Auxiliares e técnicos de enfermagem, de radiologia, de laboratório; maqueiros e condutores de ambulância; pessoal de limpeza, manutenção e cozinha de hospitais; Agentes Comunitários e Agentes Indígenas de Saúde; sepultadores – todos formam uma grande teia de profissionais essenciais para manter as estruturas, a manutenção e o dia a dia de hospitais e ambulatórios. São 2 milhões de trabalhadores que estão cada vez mais fragilizados e carecem urgentemente de valorização: são mal remunerados, dispõem de infraestrutura insatisfatória e têm vínculos trabalhistas precarizados.
Com a crise sanitária causada pela pandemia de Covid-19, a situação se agravou. Essa é parte do diagnóstico do estudo “Os trabalhadores invisíveis da Saúde: condições de trabalho e saúde mental no contexto da covid-19 no Brasil”, feita pelo Centro de Estudos Estratégicos (CEE) da Fiocruz.
Para a pesquisa, foram entrevistados 21.480 trabalhadores de 2.395 municípios de todas as regiões do Brasil. Destes, 80% relatam viver em situação de desgaste profissional, 70% sentem que não têm apoio das instituições e 35,5% sofreram violência ou foram discriminados durante a pandemia.
Segundo a socióloga Maria Helena Machado, coordenadora do projeto, são profissionais à margem não só dos sistemas de Saúde, como das estruturas básicas da sociedade: costumam morar em regiões periféricas, fazer grandes deslocamentos até o trabalho, têm menos acesso a educação, não recebem salários dignos. Muitos declaram ter de fazer atividades extras para garantir a renda – às vezes em outros plantões, mas também fazendo bicos de pedreiro, segurança, motorista de aplicativo, diarista, babá, manicure etc.

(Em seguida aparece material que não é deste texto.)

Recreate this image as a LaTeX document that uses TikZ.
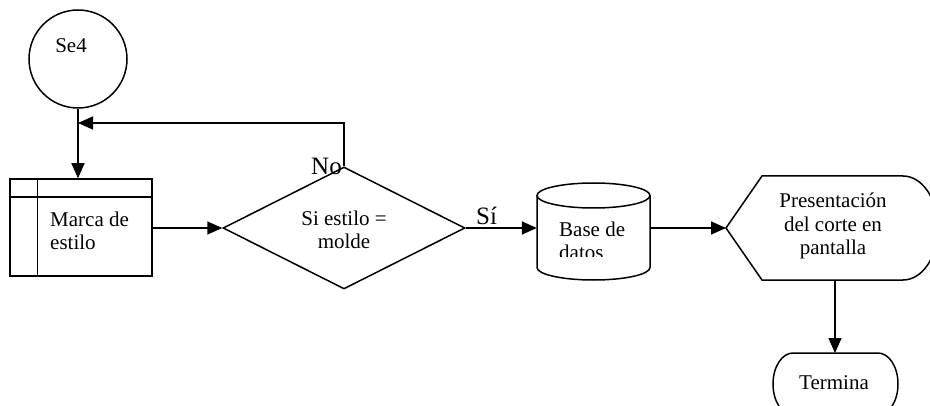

Os dados preliminares da pesquisa foram publicados na semana passada e oferecem um quadro geral da fragilidade a que esses trabalhadores invisíveis e periféricos da Saúde estão expostos. Maria Helena analisa que lhes falta, sobretudo, cidadania profissional. “Uma parte significativa deles, apesar de trabalhar na saúde, correr risco de se contaminar e atuar em áreas cruciais, não têm nenhum reconhecimento de nenhuma instância de que são trabalhadores da saúde”, relata.
Por isso, durante a pandemia, foram privados dos direitos previstos aos médicos e enfermeiros como equipamentos de proteção adequados e prioridade na campanha de vacinação – mesmo estando intensamente expostos ao vírus. Essa situação também se reflete nos números: 52,9% não se sentem protegidos contra a covid no trabalho – 41% foram contaminados. E 23,9% estão no grupo de risco da doença por terem comorbidades, principalmente hipertensão e obesidade.
São predominantemente mulheres (72,5%), têm entre 36 e 50 anos (50,3%), são pretas e pardas (59,1%) e cursaram o segundo grau completo (43,1%). Muitas têm formação técnica. Enfrentam jornada de trabalho de até 60 horas semanais (85,5%). Trabalham predominantemente em hospitais públicos (29,3%) e na atenção primária à saúde (27,3%).
Ainda assim, encontram-se em um cenário de baixa cidadania e humilhação, denuncia Maria Helena: “A situação é ilegal, imprópria, imoral”. Entre as alterações causadas pelo trabalho na vida cotidiana, relatam perturbação do sono, irritabilidade, choro frequente, dores, cansaço extremo e estresse. “A pesquisa”, resume a coordenadora, “evidencia uma invisibilidade assustadora e cruel nas instituições, cujo resultado é o adoecimento, o desestímulo em relação ao trabalho e a desesperança”.
A investigação de grande abrangência foi desenvolvida ao longo de 2021 e está sendo divulgada para dar voz e jogar luz sobre essa categoria marginalizada, para expor sua fragilidade e seus dramas à sociedade, aos sindicatos, aos gestores públicos e ao Congresso Nacional. “Porque a gente acredita que não é possível continuar com os olhos vendados frente a essa realidade tão dura”, finaliza Maria Helena.